If the meter does not deflect, the fault will lie in the oscillator stage. The first component to change is the transistor, then the 10p feedback capacitor.
Make sure the 39k turn-on resistor is providing a voltage to the base of the oscillator transistor. It will be difficult to measure this voltage accurately as the stage is producing RF and will upset the meter reading.

Make sure the 470R has a voltage across it and this will indicate the transistor is turned-on.
If the 47p capacitor has shorted the circuit will not oscillate. If these tests fail to locate the fault, you should assemble another kit and come back to this one later.
Reconnect the 47p and take the LED Power Meter to the antenna connection.
NO deflection of the LED POWER METER can only mean one thing. The output stage is not operating.

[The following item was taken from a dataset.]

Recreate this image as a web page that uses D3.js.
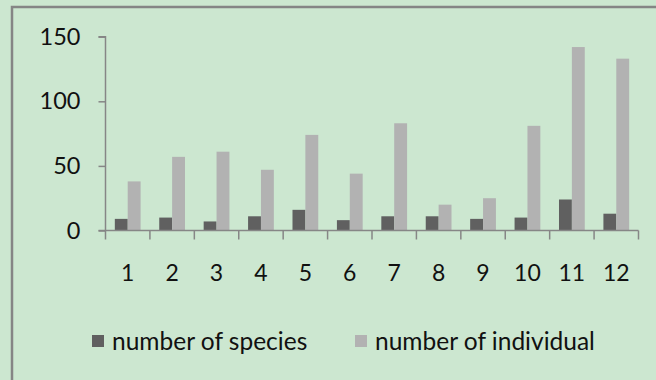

Firstly test the output transistor and make sure the voltages are correct.
The enamel on the coils must be removed before soldering as it does not conduct electricity at all.
Make sure the 39k provides a turn-on voltage and you can try shorting across the 100R if you think this resistor is open.
A low RF output can be due to an open 22n capacitor across the battery, the coils in the collector being spread too far apart or a faulty RF transistor.
The only other possible explanation is damage to some of the components during soldering.
For the cost of another kit, the quickest and easiest way is to start again. You will take more care with the next construction and hopefully things will work out successfully.

MOUNTING
The project can be mounted in a jiffy box that is large enough to take the PC board and a battery holder. This will give it protection from the weather etc if used in an outdoor situation.
If you want the project to be as small as possible, the PC board can be heat-shrunk but you must be careful that the heat-shrinking does not move the coils and change their frequency. Do not use a voltage higher than 6v as the circuit is not designed for it and harmonics will be produced that will interfere with TV reception.
I hope you find this project as interesting as we did. The range is most impressive and it is incredible that such a low output will reach 1km.